I grab a tube of numbing cream—a gift from Alexei, along with a box of painkillers worthy of an addict—and apply it to the recent cuts.

The smell reminds me of hospitals, and for a moment I think of my mother, who died in one.

Not because of any mafia, but simply because her body decided it was time.

I think about how little control we have over anything, and how, in the end, it all comes down to who is holding your hand when the lights go out.

For my mother, there was no one. For me, maybe there is. That’s what scares me.

I leave the bathroom dressed in the first sweatshirt I find, covered in old stains.

Alexei would hate it if he saw it. He likes clothes that command respect, that intimidate without needing words.

I’m the opposite: I like to be underestimated.

I like to see them relax before they realize that, beneath the apathy, something is lurking.

I sit at the table on the indoor balcony, light a cigarette.

What’s left for me, now, is to wait. To wait for a phone call, a coded message, any sign that he’s still alive. But waiting is not in my nature. I need to act, even if it’s just to feel that I’m not merely a spectator in my own life.

I pick up the phone that Alexei left me. I take a deep breath, type a short message, because everything I have to offer fits into three words.

Come back home.

Simple, direct, pathetic in its vulnerability. But I send it anyway, because it’s the only move I have left.

After sending it, I feel my body relax strangely.

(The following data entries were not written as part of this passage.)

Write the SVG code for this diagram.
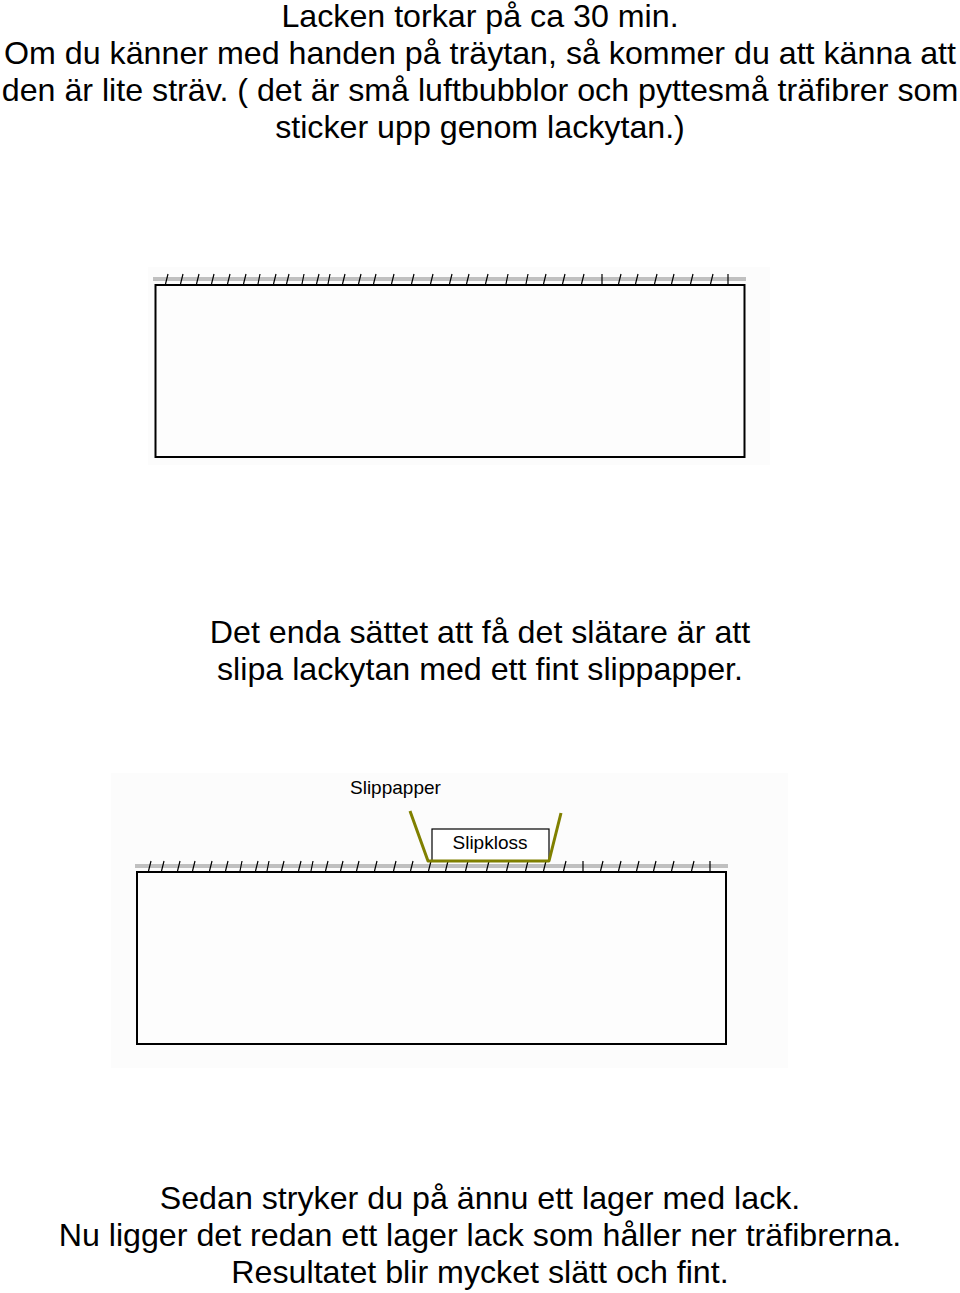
<svg xmlns="http://www.w3.org/2000/svg" width="960" height="1293" viewBox="0 0 960 1293">
<style>
.t{font-family:"Liberation Sans",Arial,sans-serif;font-size:32.2px;fill:#000;text-anchor:middle}
.s{font-family:"Liberation Sans",Arial,sans-serif;font-size:19px;fill:#000}
.bar{fill:#c0c0c0}
.box{fill:#fdfdfd;stroke:#000;stroke-width:2}
.tick{stroke:#000;stroke-width:1.2;fill:none}
.bg{fill:#fcfcfc}
</style>
<rect width="960" height="1293" fill="#fff"/>
<g id="text-top">
<text class="t" x="480" y="27">Lacken torkar på ca 30 min.</text>
<text class="t" x="480" y="64">Om du känner med handen på träytan, så kommer du att känna att</text>
<text class="t" x="480" y="101">den är lite sträv. ( det är små luftbubblor och pyttesmå träfibrer som</text>
<text class="t" x="480" y="138">sticker upp genom lackytan.)</text>
</g>
<g id="figure1">
<rect class="bg" x="148" y="267" width="622" height="198"/>
<rect class="bar" x="153" y="277" width="593" height="4"/>
<rect class="box" x="155.5" y="285" width="589" height="172"/>
<path class="tick" d="M165.5 284L168 274M180.5 284L183 274M196.5 284L199 274M211.5 284L214 274M227.5 284L230 274M243.5 284L246 274M258 284L260 274M273.5 284L276 274M286.5 284L289 274M302 284L304 274M316.5 284L319 274M328 284L330 274M342.5 284L345 274M358.5 284L361 274M373.5 284L376 274M391.5 284L394 274M411.5 284L414 274M430.5 284L433 274M449.5 284L452 274M466.5 284L469 274M485.5 284L488 274M506 284L508 274M526 284L528 274M543.5 284L546 274M562.5 284L565 274M581.5 284L584 274M602 284L602 274M618.5 284L621 274M635.5 284L638 274M654.5 284L657 274M671.5 284L674 274M690.5 284L693 274M710.5 284L713 274M728 284L728 274"/>
</g>
<g id="text-mid">
<text class="t" x="480" y="643">Det enda sättet att få det slätare är att</text>
<text class="t" x="480" y="680">slipa lackytan med ett fint slippapper.</text>
</g>
<g id="figure2">
<rect class="bg" x="111" y="773" width="677" height="295"/>
<rect class="bar" x="135" y="864" width="593" height="4"/>
<rect class="box" x="137" y="872" width="589" height="172"/>
<path class="tick" d="M148.5 871L151 861M161.5 871L164 861M177.5 871L180 861M192.5 871L195 861M209.5 871L212 861M225.5 871L228 861M240 871L242 861M255.5 871L258 861M267 871L269 861M281.5 871L284 861M298.5 871L301 861M311 871L313 861M325.5 871L328 861M340.5 871L343 861M356.5 871L359 861M374.5 871L377 861M393.5 871L396 861M410.5 871L413 861M428.5 871L431 861M445.5 871L448 861M465.5 871L468 861M486.5 871L489 861M506.5 871L509 861M525.5 871L528 861M543.5 871L546 861M563.5 871L566 861M583 871L583 861M600.5 871L603 861M618.5 871L621 861M636.5 871L639 861M653.5 871L656 861M671.5 871L674 861M691.5 871L694 861M710 871L710 861"/>
</g>
<g id="slipkloss">
<rect x="432" y="829" width="117" height="32" fill="#fff" stroke="#000" stroke-width="1.2"/>
<text class="s" x="490" y="849" text-anchor="middle">Slipkloss</text>
</g>
<g id="slippapper">
<polyline points="410,811 428,861 549,861 561,813" fill="none" stroke="#808000" stroke-width="3" stroke-linejoin="round"/>
<text class="s" x="350" y="794">Slippapper</text>
</g>
<g id="text-bottom">
<text class="t" x="480" y="1209">Sedan stryker du på ännu ett lager med lack.</text>
<text class="t" x="480" y="1246">Nu ligger det redan ett lager lack som håller ner träfibrerna.</text>
<text class="t" x="480" y="1283">Resultatet blir mycket slätt och fint.</text>
</g>
</svg>
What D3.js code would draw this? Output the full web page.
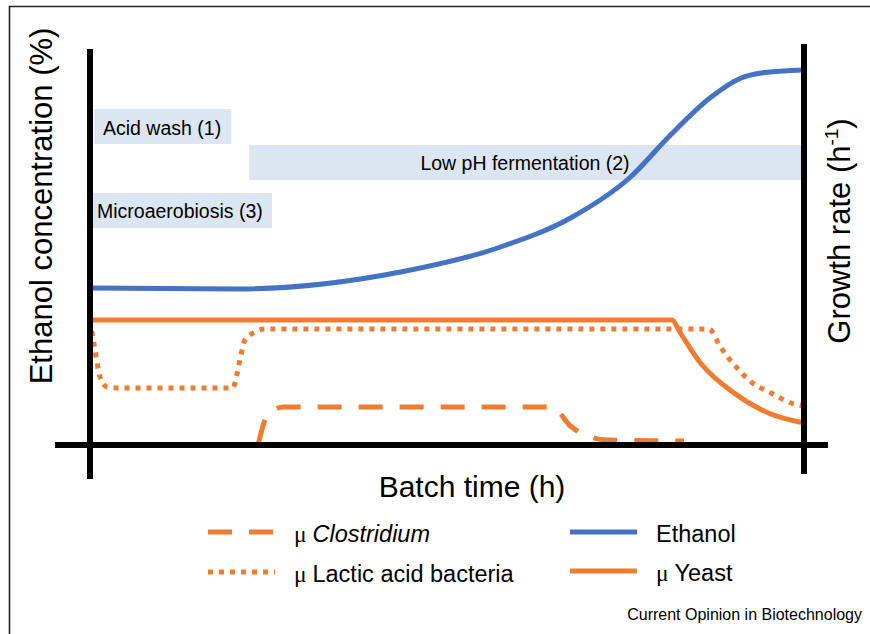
<!DOCTYPE html>
<html>
<head>
<meta charset="utf-8">
<script src="https://cdn.jsdelivr.net/npm/d3@7"></script>
<style>
	html, body { margin: 0; padding: 0; background: #fff; }
	svg { display: block; }
	text { font-family: "Liberation Sans", Arial, Helvetica, sans-serif; fill: #000; }
</style>
</head>
<body>
<div id="chart"></div>
<script>
// Batch time in % of batch, values in % of the axis height (schematic)
const ethanol = [[0, 39.25], [20.6, 39], [43.5, 43.25], [57.5, 49.5], [67.3, 56.75],
	[75.7, 67], [81.3, 77.5], [87, 87], [91.2, 91.75], [94, 93], [100, 93.75]];
const yeast = [[0, 31.25], [81.5, 31.25], [82.6, 28.25], [85.5, 20.5], [90.2, 13], [95, 8], [100, 5.5]];
const lactic = [[0, 31.25], [0.7, 23.75], [1.4, 17], [2.4, 14.5], [4, 14.25], [20, 14.25], [20.5, 17],
	[21, 21.25], [21.7, 26.25], [23.1, 28.25], [24.5, 29], [86.7, 29], [88.3, 24.5], [90.5, 19.5],
	[92.6, 15.75], [95.4, 13], [98.2, 10.5], [100, 9.75]];
const clostridium = [[23.6, 0.5], [24.5, 6.25], [25.5, 8.5], [27.1, 9.5], [64.5, 9.5], [65.2, 9],
	[67.3, 4.75], [69.7, 2.25], [72.5, 1.25], [83.2, 1]];

// process phases (time span in % of batch)
const phaseLabels = ['Acid wash (1)', 'Low pH fermentation (2)', 'Microaerobiosis (3)'];
const phaseStart = [0.6, 22.3, 0.4];
const phaseEnd = [19.8, 100, 25.5];

const legendLabels = ['Clostridium', 'Lactic acid bacteria', 'Ethanol', 'Yeast'];

const full_width = 870;
const full_height = 634;

const blue = '#4472c4';
const orange = '#ed7d31';

const svg = d3.select('#chart')
	.append('svg')
		.attr('width', full_width)
		.attr('height', full_height);

// frame (cropped on right/bottom)
svg.append('path')
	.attr('d', 'M9.5,' + full_height + 'V6.5H' + full_width)
	.attr('fill', 'none')
	.attr('stroke', '#222')
	.attr('stroke-width', 1.6);

let x = d3.scaleLinear().domain([0, 100]).range([90, 804]);
let y = d3.scaleLinear().domain([0, 100]).range([445, 45]);

// phase boxes
const rowTop = [109, 145, 193];
const boxH = 35;
const boxes = svg.append('g');
phaseLabels.forEach((lab, i) => {
	boxes.append('rect')
		.attr('x', x(phaseStart[i]))
		.attr('y', rowTop[i])
		.attr('width', x(phaseEnd[i]) - x(phaseStart[i]))
		.attr('height', boxH)
		.attr('fill', '#dce6f2');
});
boxes.append('text').attr('x', 103).attr('y', 135).attr('font-size', 19.5).text(phaseLabels[0]);
boxes.append('text').attr('x', 525).attr('y', 170).attr('font-size', 19.5)
	.attr('text-anchor', 'middle').text(phaseLabels[1]);
boxes.append('text').attr('x', 97).attr('y', 218).attr('font-size', 19.5).text(phaseLabels[2]);

const line = d3.line()
	.x(d => x(d[0]))
	.y(d => y(d[1]))
	.curve(d3.curveMonotoneX);

const series = [
	{data: clostridium, color: orange, dash: '24,17'},
	{data: lactic, color: orange, dash: '5,6'},
	{data: yeast, color: orange, dash: null},
	{data: ethanol, color: blue, dash: null},
];

svg.append('g')
	.selectAll('path')
	.data(series)
	.enter()
	.append('path')
		.attr('d', d => line(d.data))
		.attr('fill', 'none')
		.attr('stroke', d => d.color)
		.attr('stroke-width', 5)
		.attr('stroke-dasharray', d => d.dash);

// axes (plain thick black lines, no ticks)
const axes = svg.append('g').attr('stroke', '#000').attr('stroke-width', 6);
axes.append('line').attr('x1', 55).attr('x2', 828).attr('y1', y(0)).attr('y2', y(0));
axes.append('line').attr('x1', x(0)).attr('x2', x(0)).attr('y1', 49).attr('y2', 479);
axes.append('line').attr('x1', x(100)).attr('x2', x(100)).attr('y1', 44).attr('y2', 474);

// axis titles
svg.append('text')
	.attr('transform', 'translate(52,206) rotate(-90)')
	.attr('text-anchor', 'middle')
	.attr('font-size', 31)
	.text('Ethanol concentration (%)');

const rt = svg.append('text')
	.attr('transform', 'translate(850,231) rotate(-90)')
	.attr('text-anchor', 'middle')
	.attr('font-size', 31);
rt.append('tspan').text('Growth rate (h');
rt.append('tspan').attr('font-size', 19).attr('dy', -12).text('-1');
rt.append('tspan').attr('dy', 12).text(')');

svg.append('text')
	.attr('x', 472)
	.attr('y', 497)
	.attr('text-anchor', 'middle')
	.attr('font-size', 30)
	.text('Batch time (h)');

// legend
const legend = svg.append('g');
const legendItems = [
	{x: 208, y: 532, color: orange, dash: '24,17', label: legendLabels[0], italic: true, mu: true},
	{x: 208, y: 572, color: orange, dash: '5,6', label: legendLabels[1], italic: false, mu: true},
	{x: 570, y: 532, color: blue, dash: null, label: legendLabels[2], italic: false, mu: false},
	{x: 570, y: 571, color: orange, dash: null, label: legendLabels[3], italic: false, mu: true},
];
legendItems.forEach(d => {
	legend.append('line')
		.attr('x1', d.x).attr('x2', d.x + 67)
		.attr('y1', d.y).attr('y2', d.y)
		.attr('stroke', d.color)
		.attr('stroke-width', 5)
		.attr('stroke-dasharray', d.dash);
	const t = legend.append('text')
		.attr('x', d.x + 86)
		.attr('y', d.y + 10)
		.attr('font-size', 23.5);
	if (d.mu) {
		t.append('tspan').attr('font-family', '"Liberation Serif", "Times New Roman", serif').text('\u03bc ');
	}
	t.append('tspan').attr('font-style', d.italic ? 'italic' : null).text(d.label);
});

svg.append('text')
	.attr('x', 862)
	.attr('y', 620)
	.attr('text-anchor', 'end')
	.attr('font-size', 16)
	.text('Current Opinion in Biotechnology');
</script>
</body>
</html>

What could Alexei be facing, at this very moment? What would I do if I never saw him walk through that door again, with that blasé way of his, as if he carries the world on his shoulders and still has room to despise the gravity of small things?

While I wait, I do the only other thing you can do when you’re waiting for someone to come back from a war: I prepare the victory feast. I order food with the card he left me.

Not just for me. Champagne, meat that rich people eat, healthy things, in case Alexei is one of those types. And the best Thai food in the city.

Because if he comes back, we’re going to celebrate. And I hope he comes back hungry.